As Nebraska’s largest hunt by participation – the firearm deer hunting season – comes into view from Nov. 13-21, visions of antlers and venison tenderloins can make the mind wander a bit. So before you take to your stand or blind, glance over these deer hunting safety tips and regulation reminders to keep yourself focused, safe, and within the rules.

With 42 years at the Nebraska Game and Parks Commission and as a landowner and longtime firearm deer hunter in Nebraska, here are my top priorities for hunters, who should:

— Make certain your deer permit is signed, you have a habitat stamp (if applicable) and any other required items.

— Exercise caution driving to and from hunting spots. Deer activity increases this time of year at dawn, dusk and night, so slow down and be alert behind the wheel. Also watch out for slow-moving farm vehicles on rural roads as the crop harvest continues.

— Wear 400 square inches of blaze orange clothing and the head, chest and back. It is required of all deer and turkey hunters during the firearm deer hunting season, regardless of the type of equipment used.

Nebraska Conservation Officer Rich Berggren of Waterloo wearing his blaze orange cap and vest during a recent Nebraska firearm deer hunting season. Photo by Greg Wagner/Nebraska Game and Parks Commission.

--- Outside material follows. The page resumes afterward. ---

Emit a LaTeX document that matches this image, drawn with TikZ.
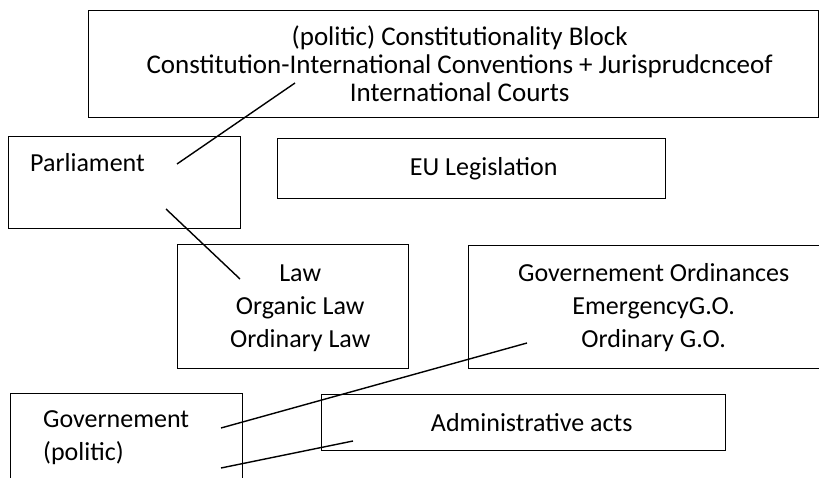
\documentclass[tikz,border=0pt]{standalone}
\usepackage{fontspec}
\setmainfont{Carlito}
\usepackage{tikz}
\usetikzlibrary{positioning, calc}

\begin{document}
\begin{tikzpicture}[x=1pt, y=-1pt,
    box/.style={draw, line width=1.4pt, inner sep=0pt, anchor=north west},
    txt/.style={inner sep=0pt, align=center, font=\fontsize{26}{33}\selectfont},
    link/.style={line width=1.4pt}]
\useasboundingbox (0,0) rectangle (819,478);
\clip (0,0) rectangle (819,478);

% Constitutionality block
\node[box, minimum width=730pt, minimum height=107pt] (block) at (88,10) {};
\node[txt, font=\fontsize{27}{28}\selectfont, xshift=6pt] (blocktext) at (block.center) {
    (politic) Constitutionality Block\\
    Constitution-International Conventions + Jurisprudcnceof\\
    International Courts
};

% Parliament
\node[box, minimum width=232pt, minimum height=92pt] (parl) at (8,136) {};
\node[txt, anchor=west] (parltext) at (30,163) {Parliament};

% EU Legislation
\node[box, minimum width=388pt, minimum height=60pt] (eu) at (277,138) {};
\node[txt, xshift=12pt] (eutext) at (eu.center) {EU Legislation};

% Law
\node[box, minimum width=231pt, minimum height=124pt] (law) at (177,244) {};
\node[txt, xshift=7pt, yshift=-2pt] (lawtext) at (law.center) {
    Law\\
    Organic Law\\
    Ordinary Law
};

% Governement Ordinances
\node[box, minimum width=370pt, minimum height=123pt] (ord) at (468,245) {};
\node[txt] (ordtext) at (ord.center) {
    Governement Ordinances\\
    EmergencyG.O.\\
    Ordinary G.O.
};

% Governement
\node[box, minimum width=232pt, minimum height=100pt] (gov) at (10,393) {};
\node[txt, align=left, anchor=west] (govtext) at (43,438) {
    Governement\\
    (politic)
};

% Administrative acts
\node[box, minimum width=404pt, minimum height=56pt] (adm) at (321,394) {};
\node[txt, xshift=8pt] (admtext) at (adm.center) {Administrative acts};

% Line ends
\coordinate (parlA) at (177,164);
\coordinate (blockA) at (295,83);
\coordinate (parlB) at (166,209);
\coordinate (lawA) at (240,279);
\coordinate (govA) at (221,428);
\coordinate (ordA) at (527,343);
\coordinate (govB) at (221,468);
\coordinate (admA) at (353,441);

% Lines
\draw[link] (parlA) -- (blockA);
\draw[link] (parlB) -- (lawA);
\draw[link] (govA) -- (ordA);
\draw[link] (govB) -- (admA);

\end{tikzpicture}
\end{document}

— Place some sort of blaze orange material on your ground blind to be readily seen from all directions and indicate to others that it is occupied.

— Deploy an artificial light like a headlamp going to and from your hunting spot as an additional safety precaution and to allow you to see better in the dark.

— Use only approved safety equipment when hunting from a tree stand. Newer fall arrest systems offer more protection than older models.

— Maintain proper muzzle control at all times! Know where the firearm is pointed and never allow it to be pointed at anything you do not intend to shoot. Treat every firearm as if it is loaded!

— Use binoculars, rather than a rifle scope, to identify your target.

— Keep aware of your surroundings. Be fully aware of your target and background. Before firing a shot, ask yourself: “Is the bullet flight path clear, is that a legitimate target and what am I going to hit if I miss my shot!

— Never go onto private property without the landowner’s permission. This includes trailing a wounded deer onto someone else’s property.

— Have a plan for the cleaning, cooling, transporting and processing and of deer.

— Once the deer is down and deceased, cancel your deer tag on your permit immediately. Firearm and archery deer permit holders harvesting deer during the firearm season then must deliver their deer to an in-person check station no later than 1 p.m. on the day following the close of the season.

Your blogger promptly cancels his Nebraska firearm deer hunting permit upon learning that a white-tailed doe he shot was down and deceased. Photo courtesy of Rich Berggren/Nebraska Game and Parks Commission.

— Locate an in-person deer check station online before heading out to the field. Visit OutdoorNebraska.gov for an updated list of firearm deer hunting season check stations.

A deer is being checked at an in-person Nebraska Game and Parks Commission deer check station. Photo courtesy of NEBRASKAland Magazine/Nebraska Game and Parks Commission.

— Only take good, clean shots. Exact shot placement into a vital organ area is a must for all deer hunters. The best shot on a deer is made broadside or quartering-away and hits the heart and lungs.

— Put the Nebraska Wildlife Crimestoppers toll-free telephone number in your cell phone to report game law violations. The number is: 1-800-742-7627. It is staffed 24 hours a day, year-round.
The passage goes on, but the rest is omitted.